I will look at the representation manifolds induced by neural language models from raw corpus data in several complementary ways. The technique explained in this article forms a basis for one of these perspectives. It can be thought of as a topological dimensionality reduction method, where the goal is to summarize the shape of our representation space with a rough sketch in form of a low dimensional topological manifold.

SECTION 1

INTRODUCTION

The goal of this project is to summarize the shape of our representation space with a rough sketch in form of a low dimensional topological manifold. This reduced representation can be thought of as a map approximating the shape of our embedding space. Such description can be visually inspected by a human, while remaining more topologically informative than a naive projection. Instead of growing \epsilon balls around points directly, we can map them to a different space first, define an open cover, and then cluster the original points within the preimage of each cover set. This produces a summary of the topological features in the embedding with a simplicial complex of a chosen dimension . In later experiments, we generate 1-dimensional simplicial complexes (i.e. graphs) from every sentence in a corpus of raw text, as interpreted by a neural language model. These will allow for a visual exploration of the shapes of these high dimensional embedding manifolds in order to identify linguistic phenomena correlated with increased topological complexity in the representation space.

SECTION 2

TOPOLOGICAL MAPPER

Figure 1 shows a visualization of this process for a point cloud sampled from the circle (\mathbb{S}^2). The general procedure can be summarized as follows.

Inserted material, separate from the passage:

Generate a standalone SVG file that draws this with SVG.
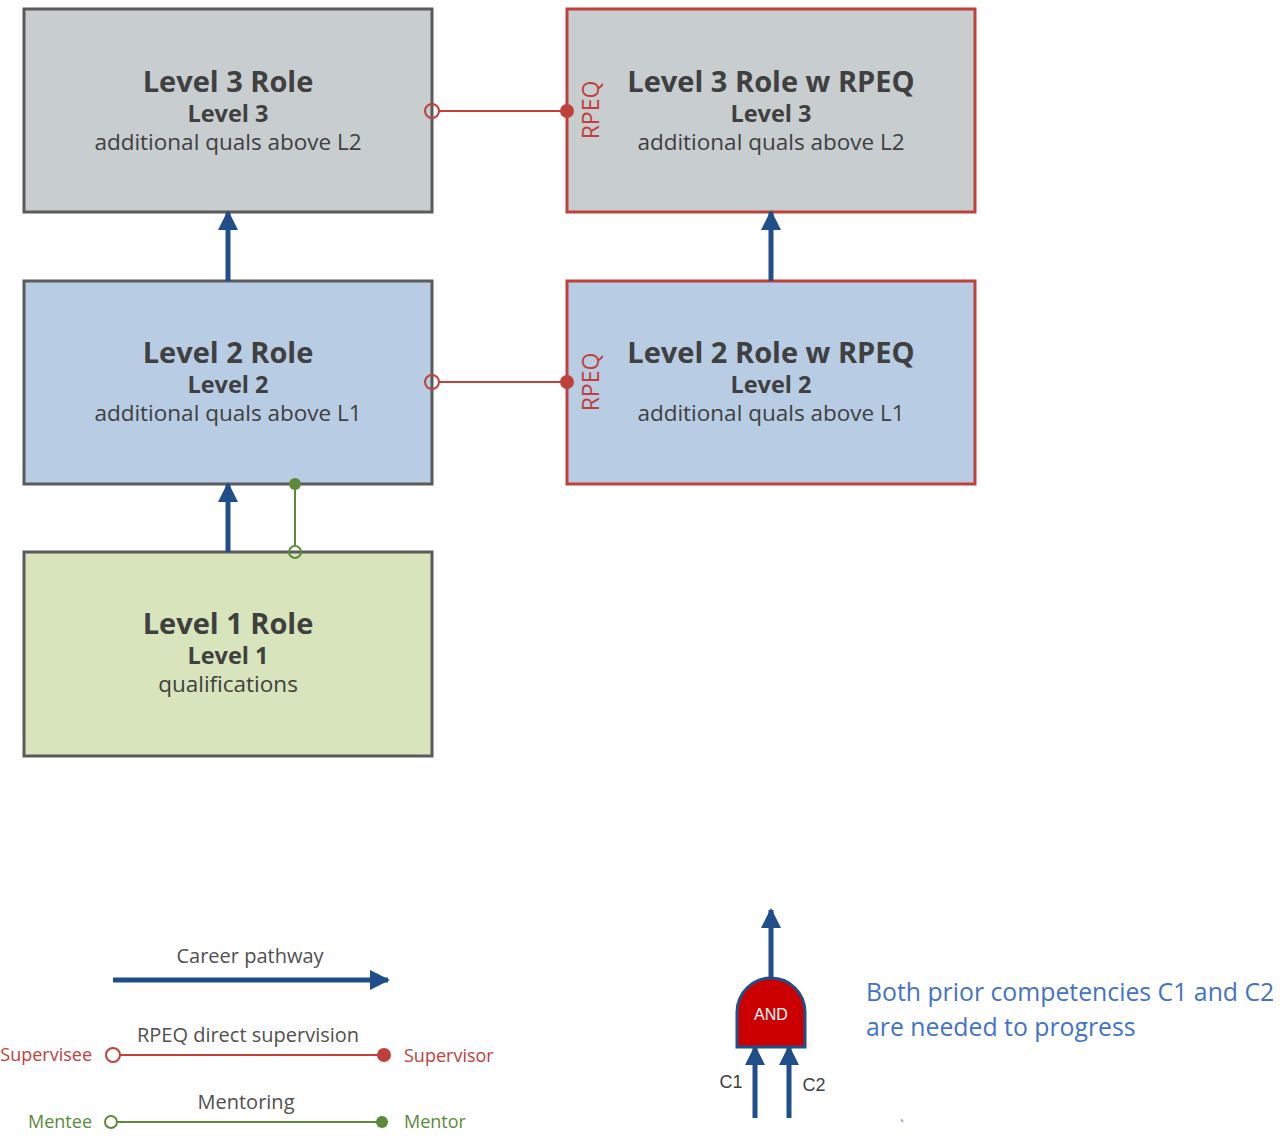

Given data points \mathbb{X} = \{x_1, \ldots, x_n\}, x_i \in \mathbb{R}^d , a function f: \mathbb{R}^d \rightarrow \mathbb{R}^m, m < d , and a cover \mathcal{U} = \bigcup_{i \in \mathcal{I}} U_i of the image f(\mathbb{X}) (where \mathcal{I} is some index set) we construct a simplicial complex as follows:

  1. For each U_i \in \mathcal{U} , cluster f^{-1}(U_i) into k_{U_i} clusters C_{U_{i,1}}, \ldots, C_{U_i,k_{U_i}}
  2. \underset{U_i \in \mathcal{U}}{\bigsqcup} \{C_{U_{i,1}}, \ldots, C_{U_i,k_{U_i}}\} now define a cover of \mathbb{X} ; calculate the nerve of this cover
Nerve is defined in the following way. Given a cover \mathcal{U} = \bigcup_{i \in \mathcal{I}} U_i , the nerve of \mathcal{U} is the simplicial complex \mathcal{C}(\mathcal{U}) where the 0-skeleton is formed by the sets in the cover (each U_i is a vertex) and \sigma =[U_{j_0}, \ldots, U_{j_k}] is a k-simplex \iff \bigcap\limits_{l=0}^{k} U_{l_k} \neq 0.

FIGURE 1
Inducing topological structure from a point cloud representing noisy samples from a neighborhood of a 1-dimensional submanifold of \mathbb{R}^2

Remarks

This article introduces mathematical techniques in more detail than is possible in my journal publications and conference talks. It is useful as an introduction to some of the mathematical constructions I use, especially for Computational Linguistics audience unfamiliar with these ideas.